É evidente que o regime visa amordaçar a discórdia e criar uma atmosfera geral de medo para dissuadir as críticas ao governo e forçar a auto-censura. As práticas cada vez mais repressivas do Makhzen indicam que Marrocos está a caminhar para um estado policial monárquico. Isto reflete-se num controlo reforçado por parte do Ministério do Interior, do aparelho de segurança e dos serviços de informação sobre a liberdade e as liberdades dos cidadãos comuns. Tais políticas desmentem a suposta transição para uma monarquia constitucional democrática, um quadro que o regime tenta pintar para a comunidade internacional.

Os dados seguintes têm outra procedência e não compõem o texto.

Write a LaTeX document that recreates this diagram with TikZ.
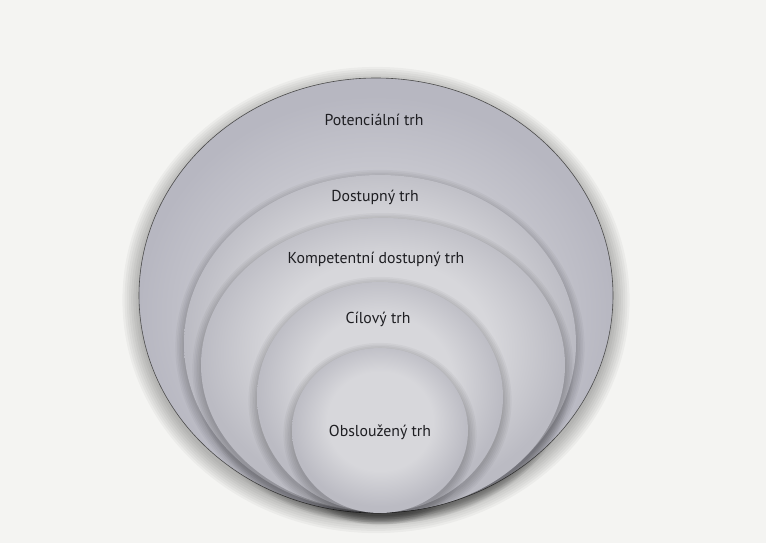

A transição para um regime democrático exige que Marrocos liberte as instituições do Estado dos ditames e do estrangulamento do Makhzen. Marrocos deve também melhorar o seu historial em matéria de direitos humanos em conformidade com a sua própria constituição e leis e com a declaração de Direitos Humanos da ONU, da qual Rabat é signatária. O Observatório Euro-Mediterrânico dos Direitos Humanos apela ao governo marroquino para que permita ao relator especial sobre detenções arbitrárias e às organizações internacionais visitarem as prisões marroquinas para avaliar a condição dos presos políticos. Os ativistas saharauis Mohamed Lamine Haddi, Sidi Abdallah Abbahah, e Bachir Khadda, que cumprem penas no Tiflet 2 no noroeste de Marrocos, foram sujeitos a tortura psicológica, assédio e maus tratos nas suas celas de cerca de 5m², onde têm estado em prisão solitária pelo menos 23 horas por dia. O jornalista Omar Radi também foi mantido em solitária. É vital que os prisioneiros de consciência recebam um tratamento justo enquanto se encontram detidos. A monarquia deve deixar de asfixiar a imprensa da oposição e os jornalistas. Como a Human Rights Watch declarou, "Uma imprensa livre e independente é fundamental para uma governação saudável e para as relações entre o Estado e a sociedade, tal como um processo judicial justo é fundamental para assegurar a justiça, particularmente por alegados abusos sexuais".

O contínuo estado de pobreza, desigualdade, corrupção e asfixia das liberdades democráticas e políticas em Marrocos vai continuar a provocar convulsões populares contra a classe política. O regime deve responder às queixas e exigências socioeconómicas dos manifestantes e pôr fim aos métodos antidemocráticos e repressivos contra os ativistas pacíficos. O regime deve também deixar de violar a privacidade dos marroquinos. Deve reconstruir a confiança perdida com os cidadãos marroquinos, invertendo as suas políticas repressivas e colocando Marrocos no caminho de uma verdadeira mudança democrática.